Information provided:

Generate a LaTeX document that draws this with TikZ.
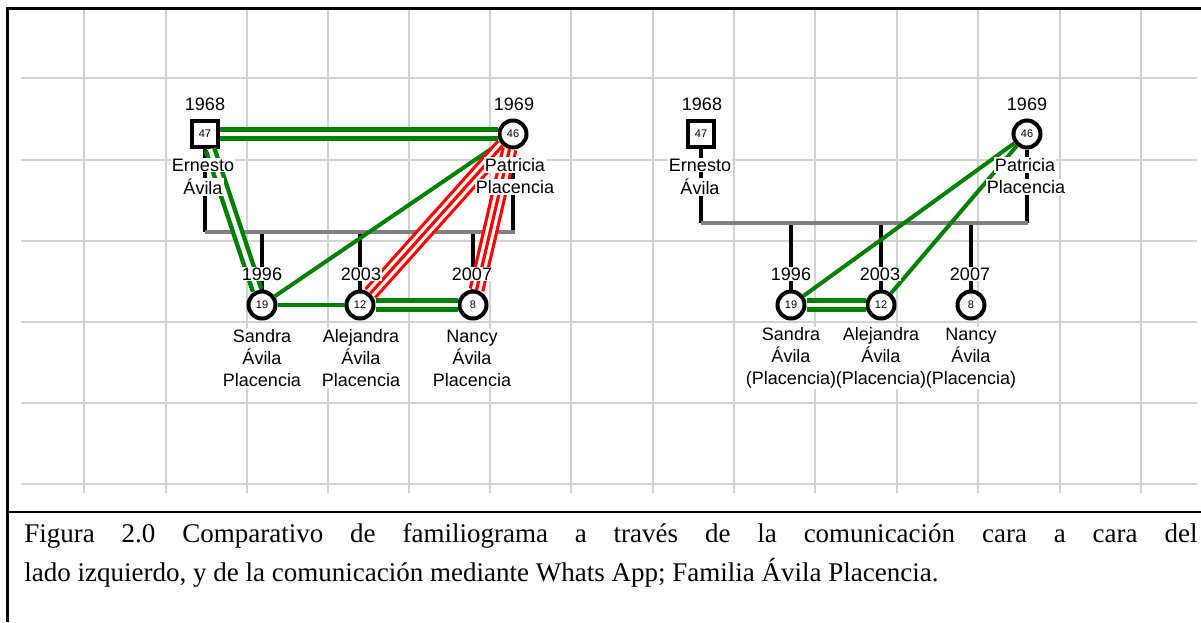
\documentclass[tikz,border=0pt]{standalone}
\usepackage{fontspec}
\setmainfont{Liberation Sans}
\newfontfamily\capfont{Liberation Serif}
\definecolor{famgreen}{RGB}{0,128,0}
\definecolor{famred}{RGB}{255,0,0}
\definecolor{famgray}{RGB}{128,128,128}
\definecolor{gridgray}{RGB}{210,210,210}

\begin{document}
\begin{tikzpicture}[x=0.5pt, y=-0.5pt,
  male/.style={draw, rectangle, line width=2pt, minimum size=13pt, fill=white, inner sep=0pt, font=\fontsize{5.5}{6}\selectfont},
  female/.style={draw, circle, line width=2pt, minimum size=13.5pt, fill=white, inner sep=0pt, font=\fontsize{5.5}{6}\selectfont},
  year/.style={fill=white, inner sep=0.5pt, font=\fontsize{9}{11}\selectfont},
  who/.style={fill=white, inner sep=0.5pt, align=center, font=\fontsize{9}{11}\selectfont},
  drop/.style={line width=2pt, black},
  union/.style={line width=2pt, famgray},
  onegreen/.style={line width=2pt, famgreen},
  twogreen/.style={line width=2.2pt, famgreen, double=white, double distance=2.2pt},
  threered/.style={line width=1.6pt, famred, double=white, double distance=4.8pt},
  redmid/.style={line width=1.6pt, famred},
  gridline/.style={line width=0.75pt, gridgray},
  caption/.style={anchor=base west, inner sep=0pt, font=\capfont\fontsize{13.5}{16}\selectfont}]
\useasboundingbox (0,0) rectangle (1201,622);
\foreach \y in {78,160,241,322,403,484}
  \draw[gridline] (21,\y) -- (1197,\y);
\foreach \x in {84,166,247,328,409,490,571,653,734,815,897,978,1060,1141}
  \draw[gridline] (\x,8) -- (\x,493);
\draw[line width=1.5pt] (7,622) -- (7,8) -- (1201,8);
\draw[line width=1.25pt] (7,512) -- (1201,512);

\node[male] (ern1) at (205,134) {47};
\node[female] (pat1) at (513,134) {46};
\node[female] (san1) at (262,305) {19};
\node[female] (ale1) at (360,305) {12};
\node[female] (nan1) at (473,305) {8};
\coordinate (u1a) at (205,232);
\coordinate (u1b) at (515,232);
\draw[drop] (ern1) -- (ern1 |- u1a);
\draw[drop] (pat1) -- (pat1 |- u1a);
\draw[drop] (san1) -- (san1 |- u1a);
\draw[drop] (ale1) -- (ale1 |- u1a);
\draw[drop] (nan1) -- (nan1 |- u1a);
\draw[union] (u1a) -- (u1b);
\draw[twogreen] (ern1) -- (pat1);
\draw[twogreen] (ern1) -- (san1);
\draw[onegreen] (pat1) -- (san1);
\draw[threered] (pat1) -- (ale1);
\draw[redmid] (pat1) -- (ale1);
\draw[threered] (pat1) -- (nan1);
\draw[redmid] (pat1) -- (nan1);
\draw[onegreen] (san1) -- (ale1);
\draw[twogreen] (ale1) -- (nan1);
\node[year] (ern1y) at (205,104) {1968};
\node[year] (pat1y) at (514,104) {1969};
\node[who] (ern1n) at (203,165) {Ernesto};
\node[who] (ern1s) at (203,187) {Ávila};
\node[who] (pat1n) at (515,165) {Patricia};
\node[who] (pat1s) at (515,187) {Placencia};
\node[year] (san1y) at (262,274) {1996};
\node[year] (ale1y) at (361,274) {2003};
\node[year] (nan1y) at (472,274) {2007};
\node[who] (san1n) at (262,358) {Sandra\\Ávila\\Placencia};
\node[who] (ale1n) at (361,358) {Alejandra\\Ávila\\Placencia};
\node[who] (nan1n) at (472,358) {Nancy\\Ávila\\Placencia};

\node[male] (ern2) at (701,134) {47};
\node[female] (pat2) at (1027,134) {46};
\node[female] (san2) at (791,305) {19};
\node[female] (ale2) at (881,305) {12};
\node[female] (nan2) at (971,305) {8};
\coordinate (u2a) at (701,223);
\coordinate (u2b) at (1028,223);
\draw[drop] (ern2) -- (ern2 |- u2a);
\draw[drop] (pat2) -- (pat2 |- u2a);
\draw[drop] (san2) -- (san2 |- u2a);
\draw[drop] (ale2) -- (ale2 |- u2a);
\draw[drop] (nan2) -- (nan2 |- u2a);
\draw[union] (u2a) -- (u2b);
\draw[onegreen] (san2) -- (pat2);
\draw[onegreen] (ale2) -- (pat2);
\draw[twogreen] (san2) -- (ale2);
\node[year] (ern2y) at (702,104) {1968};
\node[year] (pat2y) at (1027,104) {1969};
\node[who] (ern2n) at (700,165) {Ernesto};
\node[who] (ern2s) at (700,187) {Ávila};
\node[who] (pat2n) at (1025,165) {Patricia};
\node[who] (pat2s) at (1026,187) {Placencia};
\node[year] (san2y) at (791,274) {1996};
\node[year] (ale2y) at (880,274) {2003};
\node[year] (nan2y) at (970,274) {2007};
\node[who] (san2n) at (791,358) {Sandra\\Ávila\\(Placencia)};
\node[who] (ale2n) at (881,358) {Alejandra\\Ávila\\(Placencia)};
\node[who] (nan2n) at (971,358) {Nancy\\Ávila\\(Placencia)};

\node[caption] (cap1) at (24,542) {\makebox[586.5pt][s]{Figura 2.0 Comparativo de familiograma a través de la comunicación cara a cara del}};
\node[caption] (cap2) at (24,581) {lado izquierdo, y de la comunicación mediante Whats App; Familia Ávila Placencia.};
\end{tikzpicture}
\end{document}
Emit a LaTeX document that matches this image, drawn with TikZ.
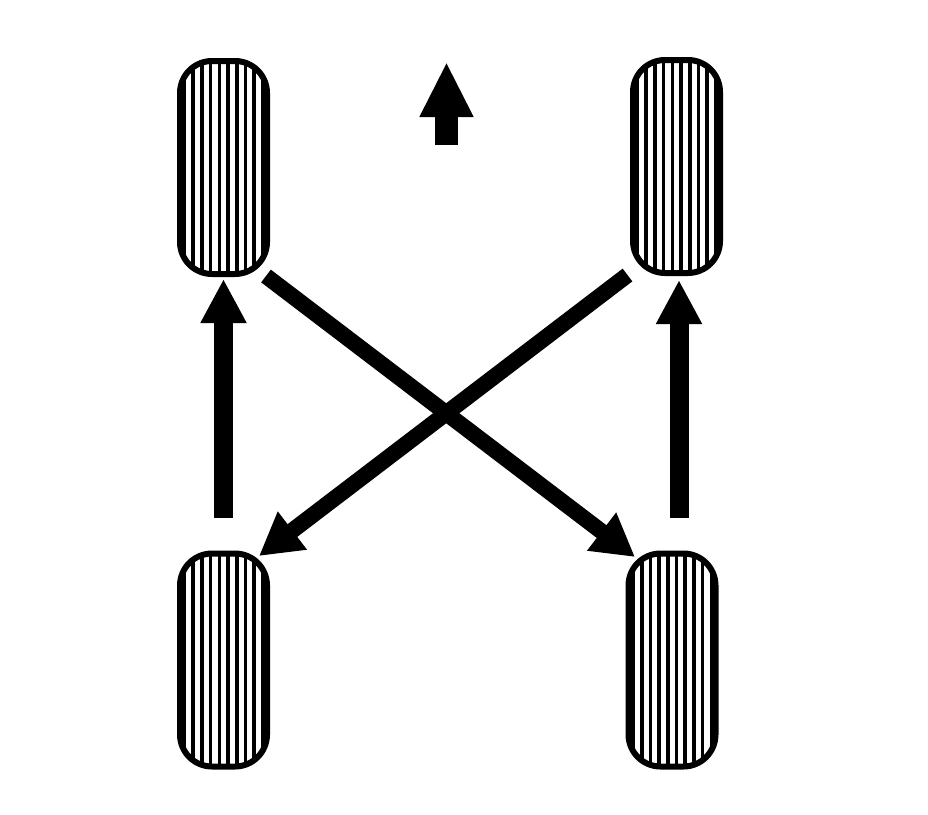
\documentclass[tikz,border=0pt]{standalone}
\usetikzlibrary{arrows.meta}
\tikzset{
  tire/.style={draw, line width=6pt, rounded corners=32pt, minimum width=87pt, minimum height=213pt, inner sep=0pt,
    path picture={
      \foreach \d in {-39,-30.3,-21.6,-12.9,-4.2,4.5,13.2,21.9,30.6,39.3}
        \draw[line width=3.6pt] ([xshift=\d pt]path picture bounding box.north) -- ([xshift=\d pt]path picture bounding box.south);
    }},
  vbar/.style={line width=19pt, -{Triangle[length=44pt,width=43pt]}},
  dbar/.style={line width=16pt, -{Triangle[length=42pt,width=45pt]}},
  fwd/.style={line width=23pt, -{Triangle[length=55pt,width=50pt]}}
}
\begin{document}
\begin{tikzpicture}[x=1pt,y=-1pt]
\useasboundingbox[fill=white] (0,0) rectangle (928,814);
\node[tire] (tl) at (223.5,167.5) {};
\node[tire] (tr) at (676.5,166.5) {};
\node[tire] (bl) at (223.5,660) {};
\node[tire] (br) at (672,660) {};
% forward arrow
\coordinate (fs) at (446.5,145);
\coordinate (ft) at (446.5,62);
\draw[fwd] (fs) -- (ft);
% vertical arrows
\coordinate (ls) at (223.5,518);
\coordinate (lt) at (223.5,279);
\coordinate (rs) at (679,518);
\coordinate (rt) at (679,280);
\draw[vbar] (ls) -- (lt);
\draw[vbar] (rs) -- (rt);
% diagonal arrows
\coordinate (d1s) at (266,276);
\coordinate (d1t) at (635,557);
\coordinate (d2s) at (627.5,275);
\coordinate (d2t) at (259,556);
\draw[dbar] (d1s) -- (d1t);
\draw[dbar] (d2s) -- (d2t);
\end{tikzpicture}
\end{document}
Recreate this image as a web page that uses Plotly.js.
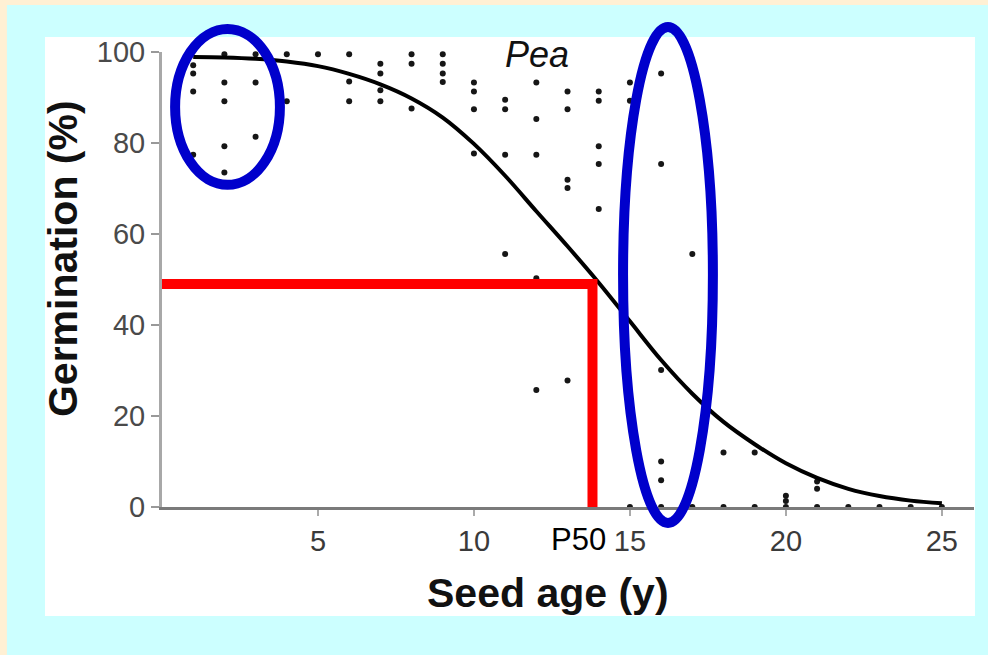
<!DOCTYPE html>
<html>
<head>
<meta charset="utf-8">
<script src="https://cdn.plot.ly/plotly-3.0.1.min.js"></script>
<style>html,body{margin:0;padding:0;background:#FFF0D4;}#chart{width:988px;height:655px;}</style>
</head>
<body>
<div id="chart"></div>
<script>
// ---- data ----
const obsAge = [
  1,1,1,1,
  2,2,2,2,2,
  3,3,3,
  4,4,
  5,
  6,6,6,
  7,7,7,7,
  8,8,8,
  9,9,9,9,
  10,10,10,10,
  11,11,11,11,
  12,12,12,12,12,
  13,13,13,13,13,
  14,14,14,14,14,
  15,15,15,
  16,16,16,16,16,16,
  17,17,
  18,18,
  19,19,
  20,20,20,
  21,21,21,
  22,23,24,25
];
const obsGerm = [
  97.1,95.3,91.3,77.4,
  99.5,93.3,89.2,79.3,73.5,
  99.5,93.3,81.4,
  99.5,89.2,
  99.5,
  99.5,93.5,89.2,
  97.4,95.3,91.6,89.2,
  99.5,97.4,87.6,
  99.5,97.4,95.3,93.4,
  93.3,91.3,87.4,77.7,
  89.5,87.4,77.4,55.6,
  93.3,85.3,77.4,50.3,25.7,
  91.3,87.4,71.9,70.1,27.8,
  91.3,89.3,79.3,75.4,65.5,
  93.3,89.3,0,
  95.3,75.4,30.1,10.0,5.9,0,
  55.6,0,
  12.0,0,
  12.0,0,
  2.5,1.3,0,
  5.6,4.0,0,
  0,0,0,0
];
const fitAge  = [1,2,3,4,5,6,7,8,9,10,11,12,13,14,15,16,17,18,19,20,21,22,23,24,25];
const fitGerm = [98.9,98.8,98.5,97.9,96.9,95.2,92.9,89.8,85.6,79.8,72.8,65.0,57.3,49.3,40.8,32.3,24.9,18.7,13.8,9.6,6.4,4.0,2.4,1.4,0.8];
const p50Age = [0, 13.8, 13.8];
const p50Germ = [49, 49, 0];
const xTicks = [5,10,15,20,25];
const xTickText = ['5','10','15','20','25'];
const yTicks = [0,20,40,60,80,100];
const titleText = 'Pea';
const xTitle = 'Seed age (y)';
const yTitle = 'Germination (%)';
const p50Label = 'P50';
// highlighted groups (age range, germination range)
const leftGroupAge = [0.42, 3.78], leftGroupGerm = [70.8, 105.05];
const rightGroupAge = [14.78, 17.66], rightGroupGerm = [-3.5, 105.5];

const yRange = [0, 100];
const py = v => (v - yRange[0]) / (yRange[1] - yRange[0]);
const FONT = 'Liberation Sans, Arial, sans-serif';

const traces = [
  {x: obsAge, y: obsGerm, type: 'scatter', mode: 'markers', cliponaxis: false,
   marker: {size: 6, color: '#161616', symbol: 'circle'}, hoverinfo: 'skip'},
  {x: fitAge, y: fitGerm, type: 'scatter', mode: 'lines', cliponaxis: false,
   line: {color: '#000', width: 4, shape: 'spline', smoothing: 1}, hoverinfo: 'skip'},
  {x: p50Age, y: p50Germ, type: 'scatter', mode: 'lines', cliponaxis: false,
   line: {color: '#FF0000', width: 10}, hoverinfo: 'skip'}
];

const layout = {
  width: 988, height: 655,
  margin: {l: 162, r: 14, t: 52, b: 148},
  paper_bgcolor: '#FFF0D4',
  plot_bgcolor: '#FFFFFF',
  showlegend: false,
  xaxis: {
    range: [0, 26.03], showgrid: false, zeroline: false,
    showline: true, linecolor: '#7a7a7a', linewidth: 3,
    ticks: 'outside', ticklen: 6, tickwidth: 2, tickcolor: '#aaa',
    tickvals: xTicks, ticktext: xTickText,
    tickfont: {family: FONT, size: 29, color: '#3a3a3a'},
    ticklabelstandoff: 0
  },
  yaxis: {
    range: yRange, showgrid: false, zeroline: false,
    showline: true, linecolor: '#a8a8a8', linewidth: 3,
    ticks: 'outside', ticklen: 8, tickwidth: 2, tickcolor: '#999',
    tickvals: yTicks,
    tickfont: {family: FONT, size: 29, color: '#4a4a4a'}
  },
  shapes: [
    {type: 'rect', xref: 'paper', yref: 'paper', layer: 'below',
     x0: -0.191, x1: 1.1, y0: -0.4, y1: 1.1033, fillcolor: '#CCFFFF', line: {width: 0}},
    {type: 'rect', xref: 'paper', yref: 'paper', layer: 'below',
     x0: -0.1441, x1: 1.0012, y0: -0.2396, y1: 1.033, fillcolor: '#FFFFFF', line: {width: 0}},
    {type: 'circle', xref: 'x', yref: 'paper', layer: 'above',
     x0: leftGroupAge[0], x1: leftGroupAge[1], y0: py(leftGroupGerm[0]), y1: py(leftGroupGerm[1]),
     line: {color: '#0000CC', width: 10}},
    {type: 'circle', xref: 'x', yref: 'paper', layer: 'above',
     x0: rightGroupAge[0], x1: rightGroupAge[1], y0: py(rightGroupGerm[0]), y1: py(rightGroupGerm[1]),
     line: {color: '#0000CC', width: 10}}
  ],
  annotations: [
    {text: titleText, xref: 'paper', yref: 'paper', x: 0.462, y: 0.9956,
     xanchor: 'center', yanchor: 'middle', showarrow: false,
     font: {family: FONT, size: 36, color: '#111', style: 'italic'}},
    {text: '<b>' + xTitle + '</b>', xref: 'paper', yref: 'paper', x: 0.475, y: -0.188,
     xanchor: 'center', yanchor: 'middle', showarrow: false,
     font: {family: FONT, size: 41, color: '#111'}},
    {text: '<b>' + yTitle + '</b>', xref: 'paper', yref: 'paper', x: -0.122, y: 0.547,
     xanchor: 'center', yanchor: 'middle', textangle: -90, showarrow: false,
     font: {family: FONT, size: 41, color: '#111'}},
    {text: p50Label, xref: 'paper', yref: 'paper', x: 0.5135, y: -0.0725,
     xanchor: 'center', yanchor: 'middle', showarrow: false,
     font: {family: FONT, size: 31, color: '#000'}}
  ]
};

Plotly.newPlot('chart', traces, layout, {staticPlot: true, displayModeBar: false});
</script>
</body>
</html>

What the task requires: Copy out all lines from the material above that contain the string "this".

Completed task:
Generate a LaTeX document that draws this with TikZ.
Emit a LaTeX document that matches this image, drawn with TikZ.
Recreate this image as a web page that uses Plotly.js.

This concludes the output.